Some consumer bills under consideration in this legislative session:
Airline passenger rights. SB6269 would require airlines to provide amenities to passengers if planes are delayed more than three hours on the tarmac and refund 150 percent of the ticket price for flight cancellations or delays longer than 12 hours.
Toy safety. SB6530 and HB2647 regulate the amount of lead and phthalates in children's and other products, and require companies to disclose the chemicals in their products.
Identity theft. HB2636 and SB6670 create a statutory requirement for police to take reports from identity-theft victims. The bill doesn't require officers to investigate every reported crime, but would provide victims with documentation to help clear their names.

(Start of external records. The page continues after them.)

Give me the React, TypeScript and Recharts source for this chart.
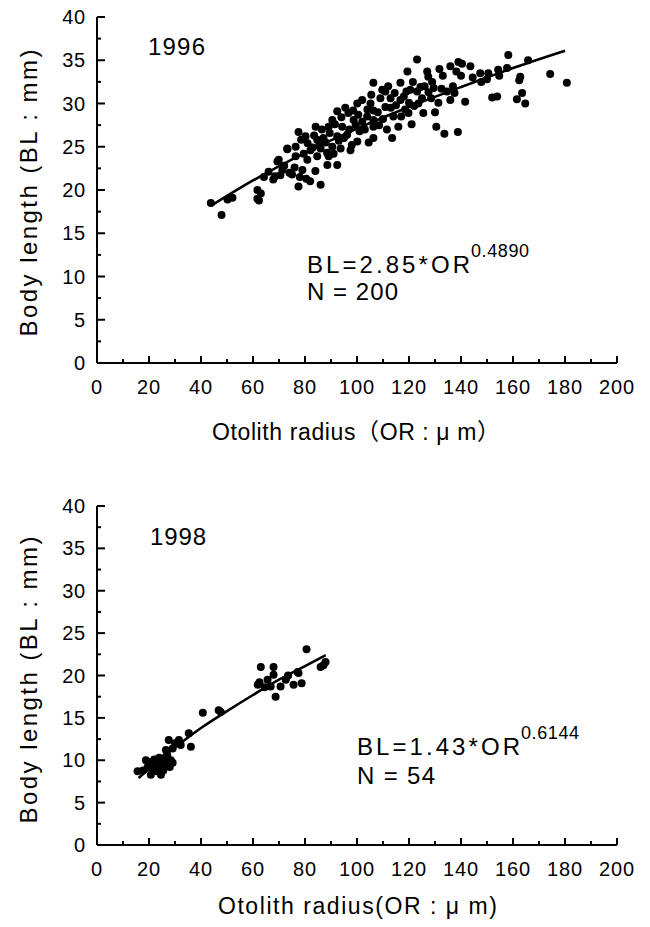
import React from 'react';
import { ComposedChart, Scatter, Line, XAxis, YAxis } from 'recharts';

// 1996 sample: otolith radius (um), body length (mm)
const points1996: [number, number][] = [
  [43.8, 18.5], [47.9, 17.1], [50.2, 18.9], [52.1, 19.1], [61.7, 20.0], [61.7, 19.0], [63, 19.6],
  [62.3, 18.8], [64.2, 21.5], [67.8, 21.2], [69.4, 23.3], [73.2, 24.7], [71.3, 22.3],
  [66, 22.1], [68.5, 21.6], [70.5, 21.7], [72, 22.8], [74, 22.0], [75, 21.8], [76, 22.6],
  [77.5, 20.4], [78, 21.5], [79, 22.3], [80.5, 21.3], [82, 21.0], [84, 22.2], [86, 20.6],
  [69.9, 23.5], [76.4, 23.9], [80.9, 23.5], [84.7, 23.9], [89.1, 23.9], [92.4, 22.9], [88.6, 22.9],
  [73.2, 24.8], [76.4, 25.0], [82.1, 24.6], [86, 24.8], [90.5, 25.0], [93.7, 24.8], [97.5, 24.6],
  [77.5, 26.7], [80.2, 26.2], [84.7, 25.8], [87.1, 26.0], [92.4, 26.2], [96.2, 26.4], [100.1, 25.6], [106.3, 26.0],
  [84.1, 27.3], [89.1, 27.3], [90.5, 28.1], [94.3, 27.3], [98.7, 28.1], [102, 27.9], [103.9, 28.5], [106.3, 28.1],
  [92.4, 29.1], [96.7, 28.9], [100.1, 30.0], [105.2, 30.0], [106.3, 32.4],
  [123.1, 35.1], [119.4, 33.7], [116.7, 32.4], [127, 33.7], [131.7, 34.0], [135.9, 34.3], [139, 34.8],
  [140.4, 34.6], [143.6, 34.3], [138.2, 33.7], [147.4, 33.5], [150.5, 33.5], [154.3, 33.9], [157.7, 34.1],
  [158.2, 35.6], [165.8, 35.0], [174.3, 33.4], [180.7, 32.4], [162.8, 33.1], [162.4, 32.7], [163.5, 31.2],
  [161.5, 30.5], [164.7, 30.0], [153.9, 30.8], [154.7, 33.2], [147.8, 32.5], [141.6, 30.2], [138.8, 26.7],
  [133.6, 26.5], [130.5, 27.3], [135.9, 30.4], [134.6, 31.4], [136.9, 32.0], [127.4, 33.1], [128.9, 32.5],
  [131.3, 30.1], [128.5, 30.6], [125.5, 28.9], [124.4, 31.9], [123.1, 31.4], [120.5, 31.6], [119, 31.4],
  [116.7, 30.4], [113.5, 26.0], [112.9, 30.6], [110.9, 29.6], [109, 30.6], [109.7, 31.6], [110.9, 31.4],
  [106.3, 29.2], [106.3, 27.3], [114, 28.5], [115.9, 27.3], [119.8, 28.9], [123.6, 30.0],
  [78.5, 25.8], [79.5, 24.2], [81, 25.4], [83, 24.9], [83.5, 26.3], [85.5, 25.2], [86.5, 27.0], [88, 25.5],
  [88.5, 24.3], [89.5, 26.6], [91, 24.2], [91.5, 27.6], [93, 25.7], [94, 28.4], [95, 26.0], [95.5, 29.5],
  [97, 27.0], [98, 25.2], [98.5, 29.2], [99.5, 27.5], [100.5, 28.7], [101, 26.8], [102, 30.4], [103, 27.0],
  [104, 29.3], [104.5, 25.5], [105.5, 31.0], [108, 29.0], [108.5, 27.5], [110, 28.2], [111.5, 27.0], [112, 32.0],
  [113, 29.5], [114.5, 31.2], [115, 29.8], [117, 28.5], [118, 30.8], [118.5, 29.3], [120, 30.1], [121, 27.6],
  [121.5, 32.5], [122, 29.7], [125, 30.6], [126, 32.0], [127.5, 31.3], [129.5, 31.8], [130, 29.0], [132.5, 31.7],
  [133, 33.2], [137.5, 31.2], [140, 33.2], [144.5, 33.0], [150, 32.8], [152, 30.7],
];

// fitted curve BL = 2.85*OR^0.4890
const fit1996: [number, number][] = [
  [44, 18.2], [60, 21.1], [80, 24.3], [100, 27.1], [120, 29.6], [140, 31.9], [160, 34.1], [180, 36.1],
];

// 1998 sample
const points1998: [number, number][] = [
  [15.6, 8.7], [17.7, 8.8], [18.8, 10.0], [20.7, 8.3], [22.6, 9.2], [23.9, 10.3], [24.6, 8.3], [25.8, 9.7],
  [26.5, 10.4], [28.4, 10.0], [29.1, 9.7], [27.6, 12.4], [26.5, 11.2], [29.1, 11.4], [31.5, 12.4], [32.2, 11.8],
  [35.3, 13.2], [36.1, 11.6], [40.7, 15.6], [46.8, 15.9], [47.6, 15.7], [61.8, 18.9], [63, 21.0], [65.6, 19.5],
  [66.8, 18.7], [67.9, 21.0], [67.9, 20.1], [68.7, 17.5], [70.6, 18.7], [72.6, 19.5], [75.6, 18.9], [77.2, 20.4],
  [77.5, 20.3], [78.7, 19.1], [80.6, 23.1], [86, 21.0], [87.1, 21.2], [87.9, 21.6],
  [19.5, 9.2], [21, 9.8], [21.5, 8.9], [22, 10.1], [23, 8.7], [23.5, 9.6], [24, 9.0], [25, 10.0],
  [25.5, 8.8], [26, 9.3], [27, 10.6], [28, 9.2], [30, 12.0], [64.5, 18.6], [73.5, 20.0], [62.5, 19.2],
];

// fitted curve BL = 1.43*OR^0.6144
const fit1998: [number, number][] = [
  [16, 7.9], [20, 9.0], [30, 11.5], [40, 13.8], [50, 15.8], [60, 17.7], [70, 19.5], [80, 21.1], [88, 22.4],
];

const xTicks = [0, 10, 20, 30, 40, 50, 60, 70, 80, 90, 100, 110, 120, 130, 140, 150, 160, 170, 180, 190, 200];
const yTicks = [0, 2.5, 5, 7.5, 10, 12.5, 15, 17.5, 20, 22.5, 25, 27.5, 30, 32.5, 35, 37.5, 40];

const FONT = '"Liberation Sans", Arial, "Noto Sans CJK JP", sans-serif';

const toObj = (arr: [number, number][]) => arr.map(([x, y]) => ({ x, y }));

const XTick = (props: any) => {
  const { x, y, payload } = props;
  const major = payload.value % 20 === 0;
  return (
    <g>
      <line x1={x} y1={y} x2={x} y2={y - (major ? 7 : 4)} stroke="#000" strokeWidth={2} />
      {major && (
        <text x={x} y={y + 31} textAnchor="middle" fontSize={20} letterSpacing={0.8} fontFamily={FONT} fill="#000">
          {payload.value}
        </text>
      )}
    </g>
  );
};

const YTick = (props: any) => {
  const { x, y, payload } = props;
  const major = payload.value % 5 === 0;
  return (
    <g>
      <line x1={x} y1={y} x2={x + (major ? 8 : 4)} y2={y} stroke="#000" strokeWidth={2} />
      {major && (
        <text x={x - 11} y={y + 7} textAnchor="end" fontSize={20} letterSpacing={0.8} fontFamily={FONT} fill="#000">
          {payload.value}
        </text>
      )}
    </g>
  );
};

const Dot = (props: any) => <circle cx={props.cx} cy={props.cy} r={4} fill="#000" />;

interface PanelProps {
  pts: [number, number][];
  fit: [number, number][];
  height: number;
  top: number;
  bottom: number;
}

const Panel: React.FC<PanelProps> = ({ pts, fit, height, top, bottom }) => (
  <ComposedChart width={650} height={height} margin={{ top, right: 33, bottom, left: 37 }}>
    <XAxis
      dataKey="x"
      type="number"
      domain={[0, 200]}
      ticks={xTicks}
      interval={0}
      height={30}
      tickSize={0}
      tickMargin={0}
      tickLine={false}
      tick={<XTick />}
      axisLine={{ stroke: '#000', strokeWidth: 2 }}
    />
    <YAxis
      dataKey="y"
      type="number"
      domain={[0, 40]}
      ticks={yTicks}
      interval={0}
      width={60}
      tickSize={0}
      tickMargin={0}
      tickLine={false}
      tick={<YTick />}
      axisLine={{ stroke: '#000', strokeWidth: 2 }}
    />
    <Scatter data={toObj(pts)} fill="#000" shape={<Dot />} isAnimationActive={false} />
    <Line
      data={toObj(fit)}
      dataKey="y"
      type="monotone"
      stroke="#000"
      strokeWidth={2.6}
      dot={false}
      activeDot={false}
      isAnimationActive={false}
    />
  </ComposedChart>
);

const Labels: React.FC = () => (
  <svg width={650} height={927} style={{ position: 'absolute', left: 0, top: 0, pointerEvents: 'none' }}>
    <g fontFamily={FONT} fill="#000">
      {/* 1996 panel */}
      <text x={148} y={55} fontSize={24} textLength={57} lengthAdjust="spacing">1996</text>
      <text
        transform="translate(28,193) rotate(-90)"
        textAnchor="middle"
        dominantBaseline="central"
        fontSize={24}
        textLength={287}
        lengthAdjust="spacing"
      >
        Body length (BL : mm)
      </text>
      <text x={212} y={440} fontSize={23} textLength={288} lengthAdjust="spacing">
        Otolith radius（OR : μ m）
      </text>
      <text x={307} y={273} fontSize={24} textLength={163} lengthAdjust="spacing">BL=2.85*OR</text>
      <text x={471} y={257} fontSize={18} letterSpacing={0.6}>0.4890</text>
      <text x={307} y={300} fontSize={24} textLength={91} lengthAdjust="spacing">N = 200</text>

      {/* 1998 panel */}
      <text x={150} y={545} fontSize={24} textLength={56} lengthAdjust="spacing">1998</text>
      <text
        transform="translate(28,680) rotate(-90)"
        textAnchor="middle"
        dominantBaseline="central"
        fontSize={24}
        textLength={287}
        lengthAdjust="spacing"
      >
        Body length (BL : mm)
      </text>
      <text x={218} y={914} fontSize={23} textLength={279} lengthAdjust="spacing">
        Otolith radius(OR : μ m)
      </text>
      <text x={357} y={755} fontSize={24} textLength={163} lengthAdjust="spacing">BL=1.43*OR</text>
      <text x={521} y={739} fontSize={18} letterSpacing={0.6}>0.6144</text>
      <text x={357} y={784} fontSize={24} textLength={78} lengthAdjust="spacing">N = 54</text>
    </g>
  </svg>
);

export default function App() {
  return (
    <div style={{ position: 'absolute', left: 0, top: 0, width: 650, height: 927, background: '#fff' }}>
      <div style={{ position: 'absolute', left: 0, top: 0 }}>
        <Panel pts={points1996} fit={fit1996} height={463} top={17} bottom={70} />
      </div>
      <div style={{ position: 'absolute', left: 0, top: 463 }}>
        <Panel pts={points1998} fit={fit1998} height={464} top={43} bottom={52} />
      </div>
      <Labels />
    </div>
  );
}
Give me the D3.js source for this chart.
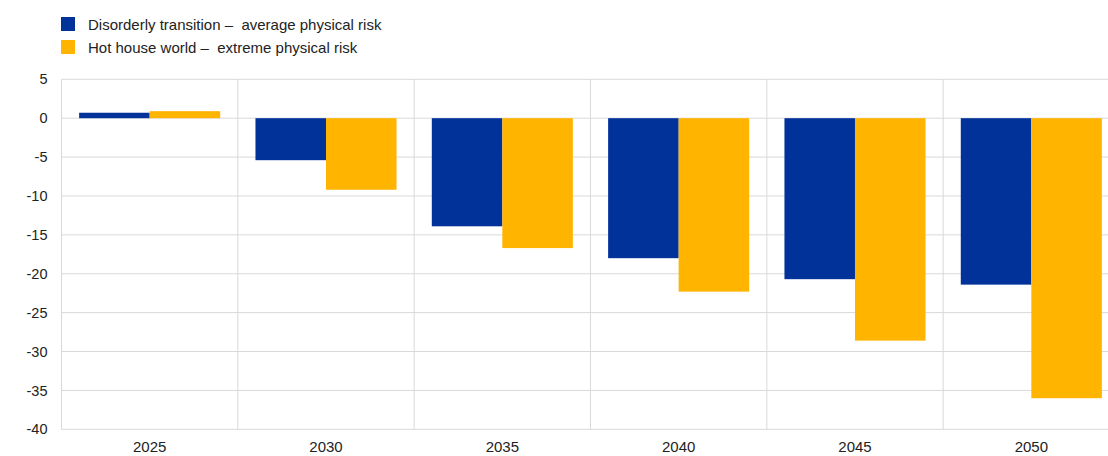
<!DOCTYPE html>
<html>
<head>
<meta charset="utf-8">
<script src="https://cdn.jsdelivr.net/npm/d3@7"></script>
<style>
  html, body { margin: 0; padding: 0; background: #fff; overflow: hidden; }
  svg { display: block; font-family: "Liberation Sans", Arial, sans-serif; }
</style>
</head>
<body>
<svg id="chart" width="1108" height="456"></svg>
<script>
const categories = ["2025", "2030", "2035", "2040", "2045", "2050"];
const seriesNames = ["Disorderly transition \u2013  average physical risk", "Hot house world \u2013  extreme physical risk"];
const disorderly = [0.7, -5.4, -13.9, -18.0, -20.7, -21.4];
const hotHouse = [0.9, -9.2, -16.7, -22.3, -28.6, -36.0];
const yTicks = [5, 0, -5, -10, -15, -20, -25, -30, -35, -40];
const colors = ["#003299", "#FFB400"];

const svg = d3.select("#chart");
const margin = { left: 61.5, top: 79.3, right: 0, bottom: 0 };
const plotW = 176.33 * 6;
const plotH = 429.3 - 79.3;

const g = svg.append("g").attr("transform", `translate(${margin.left},${margin.top})`);

const x0 = d3.scaleBand().domain(categories).range([0, plotW]).paddingInner(0).paddingOuter(0);
const bw = x0.bandwidth();
const x1 = d3.scaleBand().domain([0, 1]).range([bw * 0.1, bw * 0.9]).padding(0);
const y = d3.scaleLinear().domain([5, -40]).range([0, plotH]);

// horizontal gridlines
g.append("g").selectAll("line").data(yTicks).join("line")
  .attr("x1", 0).attr("x2", plotW)
  .attr("y1", d => y(d)).attr("y2", d => y(d))
  .attr("stroke", "#d9d9d9").attr("stroke-width", 1);

// vertical gridlines (category boundaries)
const bounds = categories.map(c => x0(c)).concat([plotW]);
g.append("g").selectAll("line").data(bounds).join("line")
  .attr("x1", d => d).attr("x2", d => d)
  .attr("y1", 0).attr("y2", plotH)
  .attr("stroke", "#d9d9d9").attr("stroke-width", 1);

// bars
const series = [disorderly, hotHouse];
series.forEach((vals, si) => {
  g.append("g").selectAll("rect").data(vals).join("rect")
    .attr("x", (d, i) => x0(categories[i]) + x1(si))
    .attr("width", x1.bandwidth())
    .attr("y", d => y(Math.max(0, d)))
    .attr("height", d => Math.abs(y(d) - y(0)))
    .attr("fill", colors[si]);
});

// y axis labels
const yAxis = d3.axisLeft(y).tickValues(yTicks).tickSize(0).tickPadding(14).tickFormat(d => String(d));
const ya = g.append("g").call(yAxis);
ya.select(".domain").remove();
ya.selectAll("text").attr("font-size", 14.5).attr("fill", "#222").attr("font-family", "'Liberation Sans', Arial, sans-serif");

// x axis labels
const xAxis = d3.axisBottom(x0).tickSize(0).tickPadding(12);
const xa = g.append("g").attr("transform", `translate(0,${plotH})`).call(xAxis);
xa.select(".domain").remove();
xa.selectAll("text").attr("font-size", 15).attr("fill", "#222").attr("font-family", "'Liberation Sans', Arial, sans-serif");

// legend
const legend = svg.append("g");
seriesNames.forEach((name, i) => {
  const ly = 17 + i * 23;
  legend.append("rect").attr("x", 61).attr("y", ly).attr("width", 14).attr("height", 14).attr("fill", colors[i]);
  legend.append("text").attr("x", 88).attr("y", ly + 12.5)
    .attr("font-size", 15).attr("fill", "#222")
    .style("white-space", "pre")
    .text(name);
});
</script>
</body>
</html>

Foreclosure rescue scams. HB2791 and SB6431 require that the homeowner receive at least 82 percent of the difference between the property's fair market value and the underlying mortgage in the event of a sale to a third party and require a written contract with clearly disclosed terms.
Cell phone directory opt-in. SB6374 and HB2702 require consumers' permission before their cell numbers are published in any phone directories.